Nous avons été biberonnés au catéchisme performant : « zéro stock », « zéro délai », etc. Mais la ville du futur va donner le primat à son autonomie locale, y compris alimentaire, en réseau avec son territoire.
« On ne manque pas de solutions, on en a surtout trop de contre-productives »
En étant moins performant, ne risque-t-on pas de gâcher des ressources ?
On se représente le vivant comme très sobre, mais, en réalité, il gâche énormément de ressources. Sauf que ce « gâchis » est réutilisé au sein de l’écosystème, dans un fonctionnement circulaire : lorsqu’un arbre perd ses feuilles, on pourrait considérer qu’il « gaspille » de la matière organique, mais celle-ci va en réalité servir à enrichir le sol et les êtres vivants alentour.
Le vivant fonctionne selon trois lois : la circularité, la coopération et la robustesse. Dans un monde fluctuant, ces lois constituent un guide de vie pour les humains. Nous devrons donc former des coopérateurs, développer une bioéconomie circulaire et utiliser la robustesse comme critère pour filtrer les solutions. On ne manque en effet pas de solutions, on en a surtout trop de contre-productives.
Certaines activités répondent-elles à ce critère ?
Oui, le monde robuste est déjà là, sous le radar. Et chaque crise nous aide à avancer vers la robustesse. Par exemple, la création de la Sécurité sociale après la Seconde Guerre mondiale nous a mis sur la voie de la santé préventive, moins performante – plus coûteuse, dira-t-on – à court terme. Mais, finalement, l’ensemble est plus robuste que si chacun devait se débrouiller seul. Autre exemple : dans le nord de l’Italie, les « districts industriels » regroupent des PME d’un même secteur qui mutualisent certains moyens. Cela a permis d’éviter de nombreuses délocalisations.
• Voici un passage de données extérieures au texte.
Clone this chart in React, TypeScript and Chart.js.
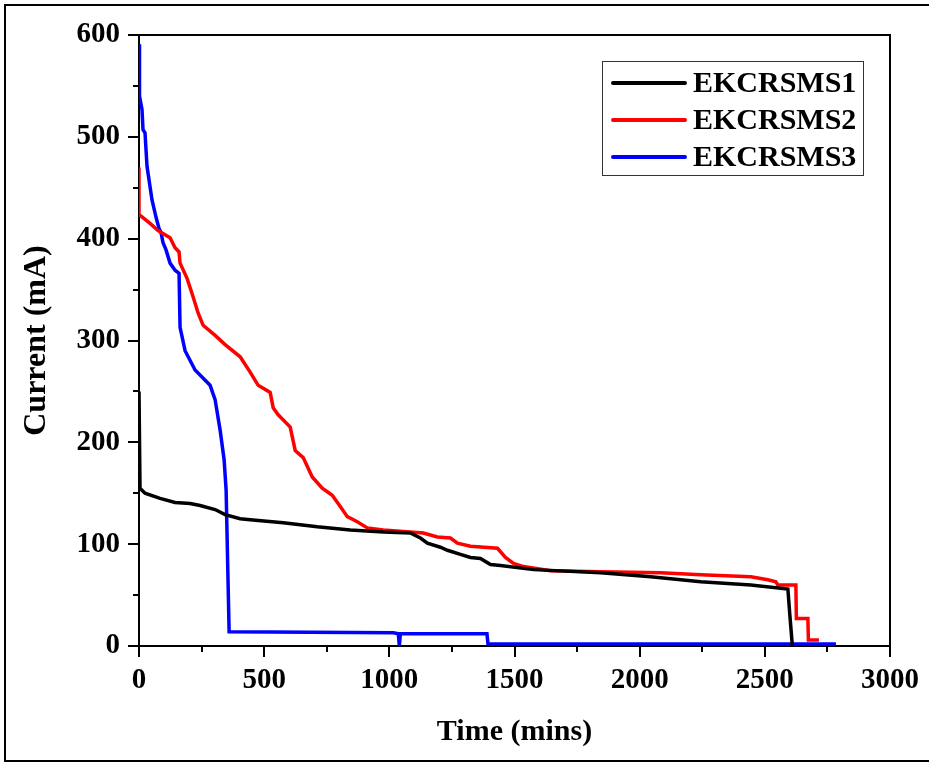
import React, { useEffect, useRef } from 'react';
import { Chart, registerables } from 'chart.js';

Chart.register(...registerables);

const seriesNames = ['EKCRSMS1', 'EKCRSMS2', 'EKCRSMS3'];
const seriesColors = ['#000000', '#ff0000', '#0000ff'];

const s1Time = [0, 4, 24, 84, 144, 204, 244, 304, 344, 404, 444, 576, 712, 844, 976, 1084, 1124, 1152, 1204, 1232, 1284, 1324, 1364, 1404, 1444, 1576, 1844, 2044, 2244, 2444, 2592, 2600, 2610];
const s1Current = [250, 155, 150, 145, 141, 140, 138, 134, 129, 125, 124, 121, 117, 114, 112, 111, 106, 101, 97, 94, 90, 87, 86, 80, 79, 75, 72, 68, 63, 60, 56, 30, 0];

const s2Time = [0, 0, 4, 44, 76, 124, 144, 160, 164, 192, 216, 236, 256, 304, 344, 404, 444, 476, 524, 536, 556, 604, 624, 656, 692, 732, 772, 804, 832, 872, 912, 976, 1084, 1136, 1192, 1244, 1272, 1324, 1432, 1464, 1496, 1536, 1644, 1844, 2084, 2244, 2444, 2512, 2544, 2552, 2624, 2626, 2672, 2674, 2716];
const s2Current = [470, 423, 423, 415, 408, 401, 391, 387, 376, 361, 343, 327, 315, 305, 296, 284, 269, 256, 249, 234, 227, 215, 192, 185, 166, 155, 148, 137, 127, 122, 116, 114, 112, 111, 107, 106, 101, 98, 96, 87, 81, 78, 74, 73, 72, 70, 68, 65, 63, 60, 60, 27, 27, 6, 6];

const s3Time = [0, 2, 12, 16, 24, 32, 52, 68, 80, 88, 96, 108, 124, 144, 160, 164, 184, 224, 284, 304, 324, 340, 348, 356, 360, 1016, 1036, 1040, 1044, 1390, 1394, 2784];
const s3Current = [591, 540, 527, 507, 504, 471, 438, 421, 410, 406, 396, 389, 376, 369, 366, 313, 290, 271, 256, 242, 212, 183, 153, 60, 14, 13, 12, 0, 12, 12, 2, 2];

const xMin = 0;
const xMax = 3000;
const xStep = 250;
const xLabelStep = 500;
const yMin = 0;
const yMax = 600;
const yStep = 50;
const yLabelStep = 100;

const xTitle = 'Time (mins)';
const yTitle = 'Current (mA)';

const FONT = '"Liberation Serif", "Times New Roman", Times, serif';

const toPoints = (t: number[], c: number[]) => t.map((x, i) => ({ x, y: c[i] }));

const decorPlugin = {
  id: 'decor',
  beforeDraw(chart: any) {
    const ctx = chart.ctx;
    ctx.save();
    ctx.fillStyle = '#ffffff';
    ctx.fillRect(0, 0, chart.width, chart.height);
    ctx.strokeStyle = '#000000';
    ctx.lineWidth = 2;
    ctx.beginPath();
    ctx.moveTo(chart.width + 5, 5);
    ctx.lineTo(5, 5);
    ctx.lineTo(5, chart.height - 4);
    ctx.lineTo(chart.width + 5, chart.height - 4);
    ctx.stroke();
    ctx.restore();
  },
  beforeDatasetsDraw(chart: any) {
    const { ctx, chartArea: a, scales } = chart;
    ctx.save();
    ctx.strokeStyle = '#000000';
    ctx.lineWidth = 2;
    ctx.strokeRect(a.left, a.top, a.right - a.left, a.bottom - a.top);
    const xs = scales.x;
    xs.ticks.forEach((t: any) => {
      const px = Math.round(xs.getPixelForValue(t.value));
      const len = t.value % xLabelStep === 0 ? 11 : 6;
      ctx.beginPath();
      ctx.moveTo(px, a.bottom);
      ctx.lineTo(px, a.bottom + len);
      ctx.stroke();
    });
    const ys = scales.y;
    ys.ticks.forEach((t: any) => {
      const py = Math.round(ys.getPixelForValue(t.value));
      const len = t.value % yLabelStep === 0 ? 11 : 6;
      ctx.beginPath();
      ctx.moveTo(a.left, py);
      ctx.lineTo(a.left - len, py);
      ctx.stroke();
    });
    ctx.restore();
  },
  afterDraw(chart: any) {
    const ctx = chart.ctx;
    ctx.save();
    const bx = 602, by = 61, bw = 261, bh = 114;
    ctx.fillStyle = '#ffffff';
    ctx.fillRect(bx, by, bw, bh);
    ctx.strokeStyle = '#333333';
    ctx.lineWidth = 1;
    ctx.strokeRect(bx + 0.5, by + 0.5, bw, bh);
    ctx.font = `bold 30px ${FONT}`;
    ctx.textBaseline = 'middle';
    ctx.textAlign = 'left';
    chart.data.datasets.forEach((ds: any, i: number) => {
      const y = 83 + i * 37;
      ctx.strokeStyle = ds.borderColor;
      ctx.lineWidth = 4;
      ctx.lineCap = 'round';
      ctx.beginPath();
      ctx.moveTo(613, y);
      ctx.lineTo(685, y);
      ctx.stroke();
      ctx.fillStyle = '#000000';
      ctx.fillText(ds.label, 693, y + 1);
    });
    ctx.restore();
  },
};

export default function App() {
  const ref = useRef<HTMLCanvasElement>(null);
  useEffect(() => {
    document.body.style.margin = '0';
    if (!ref.current) return;
    const series = [toPoints(s1Time, s1Current), toPoints(s2Time, s2Current), toPoints(s3Time, s3Current)];
    const chart = new Chart(ref.current, {
      type: 'line',
      data: {
        datasets: series.map((d, i) => ({
          label: seriesNames[i],
          data: d,
          borderColor: seriesColors[i],
          backgroundColor: seriesColors[i],
          borderWidth: 3.5,
          pointRadius: 0,
          tension: 0,
          fill: false,
        })),
      },
      options: {
        animation: false,
        responsive: false,
        devicePixelRatio: 1,
        layout: { padding: { left: 0, top: 35, right: 39, bottom: 0 } },
        plugins: { legend: { display: false }, tooltip: { enabled: false } },
        scales: {
          x: {
            type: 'linear',
            min: xMin,
            max: xMax,
            grid: { display: false, drawTicks: false },
            border: { display: false },
            ticks: {
              stepSize: xStep,
              autoSkip: false,
              maxRotation: 0,
              padding: 17,
              color: '#000',
              font: { family: FONT, size: 29, weight: 'bold' },
              callback: (v: any) => (Number(v) % xLabelStep === 0 ? String(v) : ''),
            },
            title: {
              display: true,
              text: xTitle,
              color: '#000',
              font: { family: FONT, size: 30, weight: 'bold' },
              padding: { top: 0, bottom: 15 },
            },
            afterFit: (s: any) => {
              s.height = 119;
              s.paddingLeft = 0;
              s.paddingRight = 0;
            },
          },
          y: {
            type: 'linear',
            min: yMin,
            max: yMax,
            grid: { display: false, drawTicks: false },
            border: { display: false },
            ticks: {
              stepSize: yStep,
              autoSkip: false,
              padding: 19,
              color: '#000',
              font: { family: FONT, size: 29, weight: 'bold' },
              callback: (v: any) => (Number(v) % yLabelStep === 0 ? String(v) : ''),
            },
            title: {
              display: true,
              text: yTitle,
              color: '#000',
              font: { family: FONT, size: 32, weight: 'bold' },
              padding: { top: 18, bottom: 0 },
            },
            afterFit: (s: any) => {
              s.width = 139;
              s.paddingTop = 0;
              s.paddingBottom = 0;
            },
          },
        },
      },
      plugins: [decorPlugin],
    } as any);
    return () => chart.destroy();
  }, []);
  return <canvas ref={ref} width={929} height={765} style={{ display: 'block' }} />;
}
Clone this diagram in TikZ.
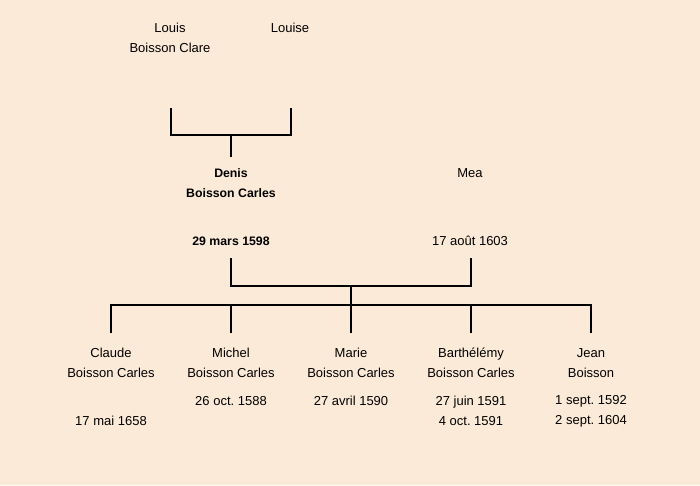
\documentclass[tikz,border=0pt]{standalone}
\usepackage{fontspec}
\setmainfont{Liberation Sans}
\usetikzlibrary{positioning}
\definecolor{parchment}{HTML}{FCEAD8}
\frenchspacing

\begin{document}
\begin{tikzpicture}[x=0.02cm,y=-0.02cm,line width=1.1pt,
                    person/.style={align=center,inner sep=0pt,font=\fontsize{7.4}{11.34}\selectfont},
                    bold person/.style={person,font=\fontsize{7}{11.34}\selectfont\bfseries}]
        \fill[parchment] (0,0) rectangle (700,485);

        % grandparents
        \node[person] (louis) at (170,38) {Louis\\Boisson Clare};
        \node[person] (louise) at (290,28) {Louise};

        % parents
        \node[bold person] (denis) at (231,183) {Denis\\Boisson Carles};
        \node[bold person] (denisdate) at (231,241) {29 mars 1598};
        \node[person] (mea) at (470,173) {Mea};
        \node[person] (meadate) at (470,241) {17 août 1603};

        % children
        \node[person] (claude) at (111,363) {Claude\\Boisson Carles};
        \node[person] (claudedate) at (111,421) {17 mai 1658};
        \node[person] (michel) at (231,363) {Michel\\Boisson Carles};
        \node[person] (micheldate) at (231,401) {26 oct. 1588};
        \node[person] (marie) at (351,363) {Marie\\Boisson Carles};
        \node[person] (mariedate) at (351,401) {27 avril 1590};
        \node[person] (barth) at (471,363) {Barthélémy\\Boisson Carles};
        \node[person] (barthdate) at (471,411) {27 juin 1591\\4 oct. 1591};
        \node[person] (jean) at (591,363) {Jean\\Boisson};
        \node[person] (jeandate) at (591,411) {1 sept. 1592\\2 sept. 1604};

        % bracket points
        \coordinate (louisend) at (171,108);
        \coordinate (louiseend) at (291,108);
        \coordinate (gpmid) at (231,135);
        \coordinate (denistop) at (231,157);
        \coordinate (denisend) at (231,258);
        \coordinate (meaend) at (471,258);
        \coordinate (pmid) at (351,286);
        \coordinate (kids) at (351,305);
        \coordinate (k1) at (111,333);
        \coordinate (k2) at (231,333);
        \coordinate (k3) at (351,333);
        \coordinate (k4) at (471,333);
        \coordinate (k5) at (591,333);

        \draw (louisend) |- (gpmid) -| (louiseend);
        \draw (gpmid) -- (denistop);
        \draw (denisend) |- (pmid) -| (meaend);
        \draw (pmid) -- (kids);
        \draw (k1) |- (kids) -| (k5);
        \draw (k2) -- (k2 |- kids);
        \draw (k3) -- (kids);
        \draw (k4) -- (k4 |- kids);
\end{tikzpicture}
\end{document}
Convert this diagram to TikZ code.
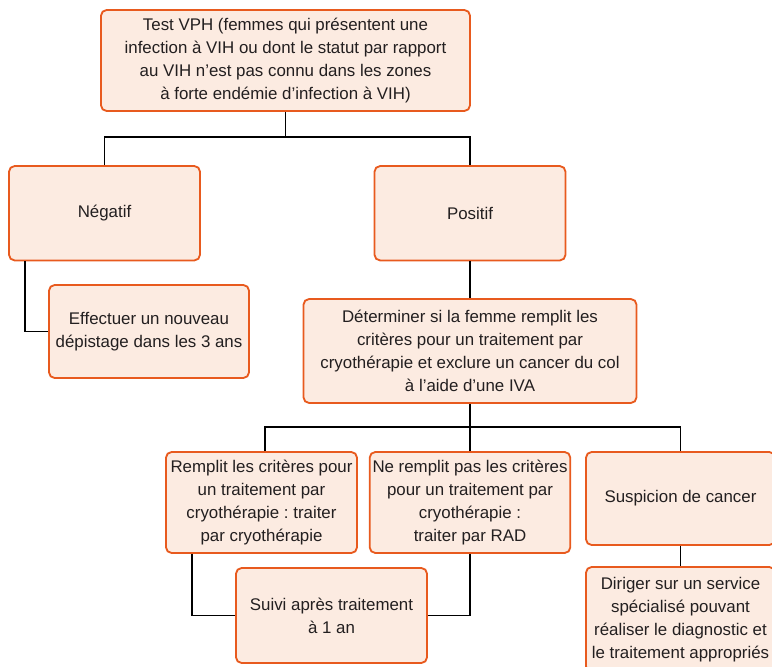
\documentclass[tikz,border=0pt]{standalone}
\usepackage{fontspec}
\setmainfont{Liberation Sans}
\usetikzlibrary{positioning,calc}
\definecolor{vphorange}{HTML}{E85A1E}
\definecolor{vphfill}{HTML}{FCEBE1}
\definecolor{vphtext}{HTML}{231F20}
\frenchspacing

\begin{document}
\begin{tikzpicture}[font=\fontsize{12}{16.5}\selectfont,
    box/.style={rectangle, rounded corners=4pt, draw=vphorange, fill=vphfill,
                line width=1.3pt, align=center, inner sep=2pt, text=vphtext},
    link/.style={line width=0.9pt, black}]

\useasboundingbox (0,0) rectangle (19.3,16.675);

% Test at the top
\node[box, minimum width=9.225cm, minimum height=2.525cm] (test) at (7.1375, 15.1625)
  {Test VPH (femmes qui présentent une\\infection à VIH ou dont le statut par rapport\\au VIH n’est pas connu dans les zones\\à forte endémie d’infection à VIH)};

% Results
\node[box, minimum width=4.775cm, minimum height=2.36cm] (neg) at (2.6125, 11.344) {Négatif};
\node[box, minimum width=4.775cm, minimum height=2.36cm] (pos) at (11.75, 11.344) {Positif};

% Negative branch
\node[box, minimum width=5.0cm, minimum height=2.325cm] (rescreen) at (3.725, 8.3875)
  {Effectuer un nouveau\\dépistage dans les 3 ans};

% Positive branch
\node[box, minimum width=8.325cm, minimum height=2.6cm] (assess) at (11.75, 7.9)
  {Déterminer si la femme remplit les\\critères pour un traitement par\\cryothérapie et exclure un cancer du col\\à l’aide d’une IVA};

\node[box, minimum width=4.775cm, minimum height=2.525cm] (cryo) at (6.5375, 4.1125)
  {Remplit les critères pour\\un traitement par\\cryothérapie : traiter\\par cryothérapie};
\node[box, minimum width=5.0cm, minimum height=2.525cm] (rad) at (11.75, 4.1125)
  {Ne remplit pas les critères\\pour un traitement par\\cryothérapie :\\traiter par RAD};
\node[box, minimum width=4.725cm, minimum height=2.325cm] (cancer) at (17.0125, 4.2125)
  {Suspicion de cancer};

\node[box, minimum width=4.775cm, minimum height=2.375cm] (followup) at (8.2875, 1.2875)
  {Suivi après traitement\\à 1 an};
\node[box, minimum width=4.725cm, minimum height=2.625cm] (refer) at (17.0125, 1.1875)
  {Diriger sur un service\\spécialisé pouvant\\réaliser le diagnostic et\\le traitement appropriés};

% Connectors
\coordinate (split) at (0, 13.25);
\coordinate (fork) at (0, 6.0);

\draw[link] (test.south) -- (test.south |- split);
\draw[link] (neg.north) -- (neg.north |- split) -- (pos.north |- split) -- (pos.north);
\draw[link] ([xshift=0.425cm]neg.south west) |- (rescreen.west);

\draw[link] (pos.south) -- (assess.north);
\draw[link] (assess.south) -- (rad.north);
\draw[link] ([xshift=0.09cm]cryo.north) -- ([xshift=0.09cm]cryo.north |- fork)
  -- (cancer.north |- fork) -- (cancer.north);

\draw[link] ([xshift=0.675cm]cryo.south west) |- (followup.west);
\draw[link] (rad.south) |- (followup.east);
\draw[link] (cancer.south) -- (refer.north);

\end{tikzpicture}
\end{document}
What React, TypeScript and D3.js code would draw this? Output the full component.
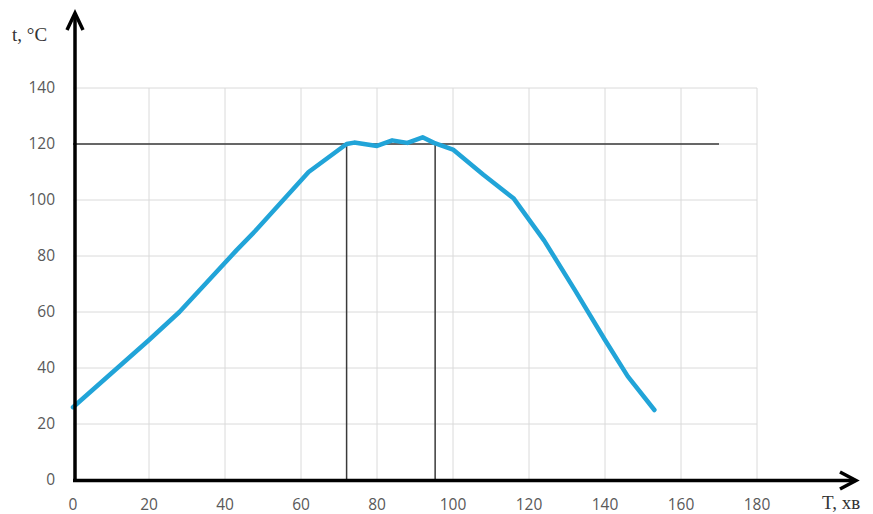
import React, { useEffect, useRef } from "react";
import * as d3 from "d3";

// time, min
const timeMin = [0, 20, 28, 43, 48, 62, 72, 74, 80, 84, 88, 92, 95, 100, 108, 116, 124, 132, 140, 146, 153];
// temperature, °C
const tempC = [26, 50, 60, 82, 89, 110, 120, 120.5, 119.3, 121.3, 120.4, 122.4, 120.4, 118, 109, 100.5, 85.5, 68, 50, 37, 25];

const xTicks = [0, 20, 40, 60, 80, 100, 120, 140, 160, 180];
const yTicks = [0, 20, 40, 60, 80, 100, 120, 140];

// reference lines
const holdLevel = 120;
const holdEnd = 170;
const holdStart = 72;
const holdStop = 95.3;

function App() {
    const ref = useRef<SVGSVGElement>(null);

    useEffect(() => {
        const svg = d3.select(ref.current);
        svg.selectAll("*").remove();

        const x = d3.scaleLinear().domain([0, 180]).range([73, 757]);
        const y = d3.scaleLinear().domain([0, 140]).range([480, 88]);

        // cropped caption line from the page above
        svg.append("text")
            .attr("x", -2)
            .attr("y", -5)
            .style("font-family", "'Liberation Serif', 'DejaVu Serif', serif")
            .style("font-size", "26px")
            .attr("fill", "#000")
            .text("пературу продукту в процесі варіння");

        // grid
        const grid = svg.append("g").attr("stroke", "#dadada").attr("stroke-width", 1);
        grid.selectAll("line.v")
            .data(xTicks.filter(d => d > 0))
            .join("line")
            .attr("class", "v")
            .attr("x1", d => x(d)).attr("x2", d => x(d))
            .attr("y1", y(0)).attr("y2", y(140));
        grid.selectAll("line.h")
            .data(yTicks.filter(d => d > 0))
            .join("line")
            .attr("class", "h")
            .attr("x1", x(0)).attr("x2", x(180))
            .attr("y1", d => y(d)).attr("y2", d => y(d));

        // tick labels
        const labelStyle = (s: any) => s
            .style("font-family", "'Open Sans', 'Liberation Sans', sans-serif")
            .style("font-size", "15.5px")
            .attr("fill", "#595959");
        svg.append("g").selectAll("text")
            .data(yTicks)
            .join("text")
            .attr("x", 55)
            .attr("y", d => y(d))
            .attr("dy", "0.35em")
            .attr("text-anchor", "end")
            .call(labelStyle)
            .text(d => d);
        svg.append("g").selectAll("text")
            .data(xTicks)
            .join("text")
            .attr("x", d => x(d))
            .attr("y", 505)
            .attr("dy", "0.35em")
            .attr("text-anchor", "middle")
            .call(labelStyle)
            .text(d => d);

        // holding level and its bounds
        const ref1 = svg.append("g").attr("stroke", "#3a3a3a").attr("stroke-width", 1.5).attr("fill", "none");
        ref1.append("line")
            .attr("x1", x(0)).attr("x2", x(holdEnd))
            .attr("y1", y(holdLevel)).attr("y2", y(holdLevel));
        ref1.selectAll("line.b")
            .data([holdStart, holdStop])
            .join("line")
            .attr("class", "b")
            .attr("x1", d => x(d)).attr("x2", d => x(d))
            .attr("y1", y(holdLevel)).attr("y2", y(0));

        // temperature curve
        const line = d3.line<number>()
            .x((d, i) => x(timeMin[i]))
            .y(d => y(d));
        svg.append("path")
            .datum(tempC)
            .attr("d", line)
            .attr("fill", "none")
            .attr("stroke", "#21a4d8")
            .attr("stroke-width", 4.5)
            .attr("stroke-linejoin", "round")
            .attr("stroke-linecap", "round");

        // axes with arrows
        const axes = svg.append("g").attr("stroke", "#000").attr("fill", "none").attr("stroke-width", 3.5);
        axes.append("line").attr("x1", 75).attr("x2", 75).attr("y1", 482).attr("y2", 14);
        axes.append("path").attr("d", "M67,30 L75,13 L83,30").attr("stroke-linejoin", "miter");
        axes.append("line").attr("x1", 73).attr("x2", 855).attr("y1", 480.5).attr("y2", 480.5);
        axes.append("path").attr("d", "M840,472 L856,480.5 L840,489").attr("stroke-linejoin", "miter");

        // axis titles
        const titleStyle = (s: any) => s
            .style("font-family", "'Liberation Serif', 'DejaVu Serif', serif")
            .style("font-size", "19px")
            .attr("fill", "#333");
        svg.append("text").attr("x", 12).attr("y", 41).call(titleStyle).text("t, °C");
        svg.append("text").attr("x", 822).attr("y", 509).call(titleStyle).text("T, хв");
    }, []);

    return (
        <svg
            ref={ref}
            width={873}
            height={514}
            style={{ position: "absolute", left: 0, top: 0, background: "#fff" }}
        ></svg>
    );
}

export default App;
L’agroécologie, dans un autre domaine, donne des rendements moins élevés mais plus stables, parce qu’elle se fonde sur la biodiversité et l’adaptabilité des écosystèmes. On peut citer aussi les épiceries solidaires, les conventions citoyennes pour la décision politique… Il y a pléthore d’exemples.
Cette conception implique-t-elle un changement de mentalité ?
Absolument. Quand on met le compas sur la performance et la compétition, ce sont les plus violents qui gagnent. Lorsqu’on choisit la robustesse, on donne le primat au soin, celui des humains mais aussi celui des écosystèmes. Cette attention au soin nous invite à nous relier au territoire. Par exemple, restaurer le cours méandreux d’une rivière peut ralentir son flux et éviter les inondations.
En fin de compte, nous sommes en train de quitter le Néolithique, époque à laquelle les humains ont commencé à contrôler la nature avec l’agriculture, la domestication et la sédentarisation. Aujourd’hui, notre excès de contrôle nous fait perdre le contrôle. Dans ce monde-là, la performance est contre-productive et nous avons plus que jamais besoin de robustesse. C’est une révolution culturelle ! Un fort soutien à la création artistique est d’ailleurs nécessaire, car le renversement en cours demande de générer du trouble : un moment d’arrêt, une mise en mouvement nécessaire pour pouvoir basculer.